A professional inspection is not a formality. It is a way to read the true condition of the installation, determine whether an appliance is unbalancing the line, and decide whether replacing a cable is enough or whether action is needed on the entire circuit. In electrical safety, distinguishing between a minor fix and a deep-rooted fault makes the difference between a scare and a fire.
When prevention becomes a household routine
Electrical safety works best when it stops feeling like an exceptional task and becomes part of daily life. Checking a cable before plugging it in, keeping appliances away from water, not overloading an outlet, and listening to the warnings from the electrical panel are brief but consistent actions. Useful prevention is not heroic: it is repeated, discreet, and almost invisible.

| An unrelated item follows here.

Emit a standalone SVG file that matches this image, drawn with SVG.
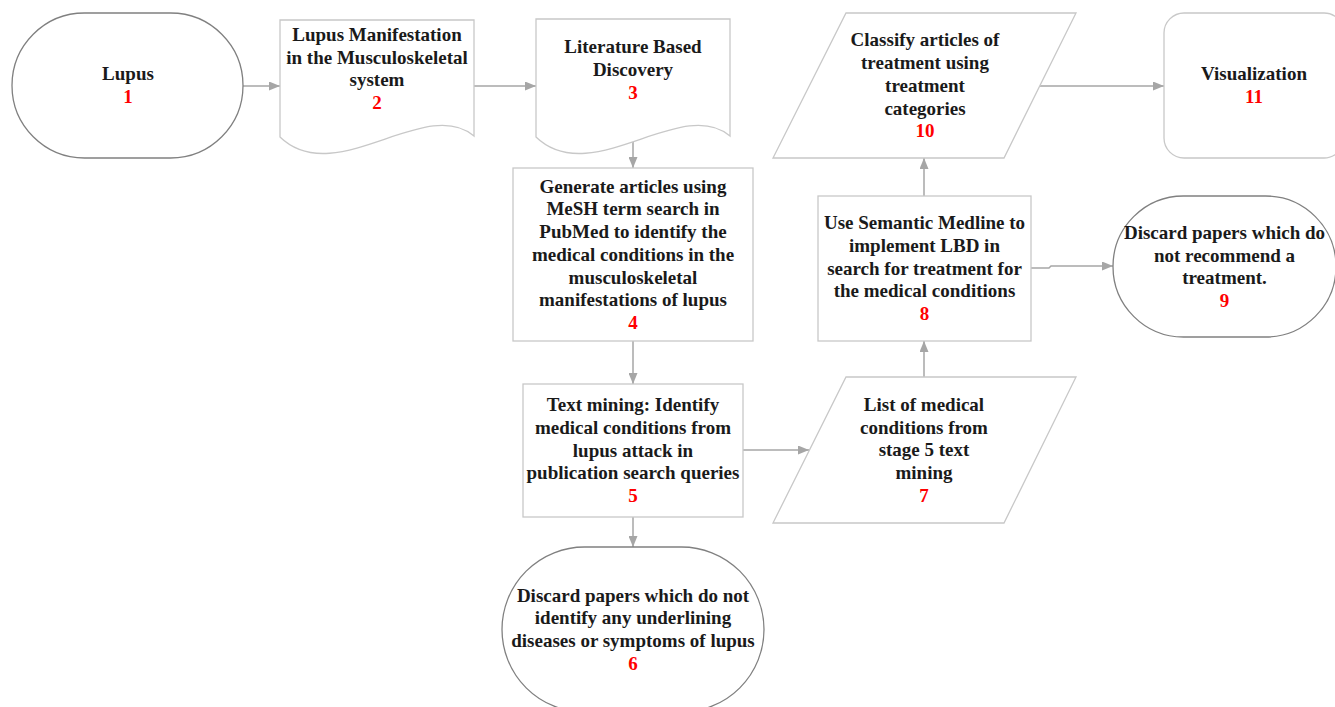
<svg xmlns="http://www.w3.org/2000/svg" width="1335" height="707" viewBox="0 0 1335 707">
<style>
.bg{fill:#ffffff}
.light{fill:#ffffff;stroke:#c8c8c8;stroke-width:1.3}
.dark{fill:#ffffff;stroke:#808080;stroke-width:1.3}
.t{font-family:"Liberation Serif","Times New Roman",serif;font-weight:bold;font-size:19px;fill:#1a1a1a;text-anchor:middle}
.n{fill:#ff0000}
.c{fill:none;stroke:#a6a6a6;stroke-width:1.5;marker-end:url(#ah)}
</style>
<defs>
<marker id="ah" markerUnits="userSpaceOnUse" markerWidth="11" markerHeight="9" refX="11" refY="4.5" orient="auto">
<path d="M0,0 L11,4.5 L0,9 z" fill="#a6a6a6"/>
</marker>
</defs>
<rect class="bg" x="0" y="0" width="1335" height="707"/>
<g id="connectors">
<path class="c" d="M243,86 L280,86"/>
<path class="c" d="M474,86 L536,86"/>
<path class="c" d="M633,140 L633,168"/>
<path class="c" d="M633,341 L633,384"/>
<path class="c" d="M633,517 L633,547"/>
<path class="c" d="M743,450 L809,450"/>
<path class="c" d="M924,377 L924,341"/>
<path class="c" d="M924,196 L924,158"/>
<path class="c" d="M1031,268 L1049,268 L1051,266 L1113,266"/>
<path class="c" d="M1040,86 L1164,86"/>
</g>
<g id="node1">
<rect class="dark" x="12" y="13" width="231" height="145" rx="72.5" ry="72.5"/>
<text class="t" x="128" y="80.4">Lupus</text>
<text class="t n" x="128" y="102.8">1</text>
</g>
<g id="node2">
<path class="light" d="M280,20 L474,20 L474,136 C425,95 335,190 280,137 Z"/>
<text class="t" x="377" y="41">Lupus Manifestation</text>
<text class="t" x="377" y="63.7">in the Musculoskeletal</text>
<text class="t" x="377" y="86.4">system</text>
<text class="t n" x="377" y="109.1">2</text>
</g>
<g id="node3">
<path class="light" d="M536,19 L730,19 L730,136 C681,95 591,190 536,137 Z"/>
<text class="t" x="633" y="53.3">Literature Based</text>
<text class="t" x="633" y="76">Discovery</text>
<text class="t n" x="633" y="98.7">3</text>
</g>
<g id="node4">
<rect class="light" x="513" y="168" width="240" height="173"/>
<text class="t" x="633" y="192.7">Generate articles using</text>
<text class="t" x="633" y="215.4">MeSH term search in</text>
<text class="t" x="633" y="238.1">PubMed to identify the</text>
<text class="t" x="633" y="260.8">medical conditions in the</text>
<text class="t" x="633" y="283.5">musculoskeletal</text>
<text class="t" x="633" y="306.2">manifestations of lupus</text>
<text class="t n" x="633" y="328.9">4</text>
</g>
<g id="node5">
<rect class="light" x="523" y="384" width="220" height="133"/>
<text class="t" x="633" y="411.3">Text mining: Identify</text>
<text class="t" x="633" y="434">medical conditions from</text>
<text class="t" x="633" y="456.7">lupus attack in</text>
<text class="t" x="633" y="479.4">publication search queries</text>
<text class="t n" x="633" y="502.1">5</text>
</g>
<g id="node6">
<rect class="dark" x="502" y="547" width="262" height="165" rx="82.5" ry="82.5"/>
<text class="t" x="633" y="601.7">Discard papers which do not</text>
<text class="t" x="633" y="624.4">identify any underlining</text>
<text class="t" x="633" y="647.1">diseases or symptoms of lupus</text>
<text class="t n" x="633" y="669.8">6</text>
</g>
<g id="node7">
<path class="light" d="M846,377 L1076,377 L1004,523 L773,523 Z"/>
<text class="t" x="924" y="410.8">List of medical</text>
<text class="t" x="924" y="433.5">conditions from</text>
<text class="t" x="924" y="456.2">stage 5 text</text>
<text class="t" x="924" y="478.9">mining</text>
<text class="t n" x="924" y="501.6">7</text>
</g>
<g id="node8">
<rect class="light" x="818" y="196" width="213" height="145"/>
<text class="t" x="924.5" y="229.3">Use Semantic Medline to</text>
<text class="t" x="924.5" y="252">implement LBD in</text>
<text class="t" x="924.5" y="274.7">search for treatment for</text>
<text class="t" x="924.5" y="297.4">the medical conditions</text>
<text class="t n" x="924.5" y="320.1">8</text>
</g>
<g id="node9">
<rect class="dark" x="1113" y="196" width="223" height="141" rx="70.5" ry="70.5"/>
<text class="t" x="1224.5" y="238.8">Discard papers which do</text>
<text class="t" x="1224.5" y="261.5">not recommend a</text>
<text class="t" x="1224.5" y="284.2">treatment.</text>
<text class="t n" x="1224.5" y="306.9">9</text>
</g>
<g id="node10">
<path class="light" d="M846,13 L1076,13 L1004,158 L773,158 Z"/>
<text class="t" x="925" y="46.4">Classify articles of</text>
<text class="t" x="925" y="69.1">treatment using</text>
<text class="t" x="925" y="91.8">treatment</text>
<text class="t" x="925" y="114.5">categories</text>
<text class="t n" x="925" y="137.2">10</text>
</g>
<g id="node11">
<rect class="light" x="1164" y="13" width="180" height="145" rx="20" ry="20"/>
<text class="t" x="1254" y="80.4">Visualization</text>
<text class="t n" x="1254" y="102.8">11</text>
</g>
</svg>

When using appliances, the margin for error narrows as soon as the installation ages or moisture comes into play. That is why it is wise to treat each appliance as part of a system, not as an isolated piece. A small fault in a plug can end up affecting an entire circuit, and one repeated bad habit can turn a calm home into a vulnerable one.
Household electricity brings comfort, but it also requires discipline. Respecting its limits is not being overly cautious; it is acknowledging that behind every switch there is a sensitive network, capable of functioning normally for years if treated with care. When that happens, the everyday use of appliances stops being a source of uncertainty and becomes what it always should have been: a safe and silent part of the home.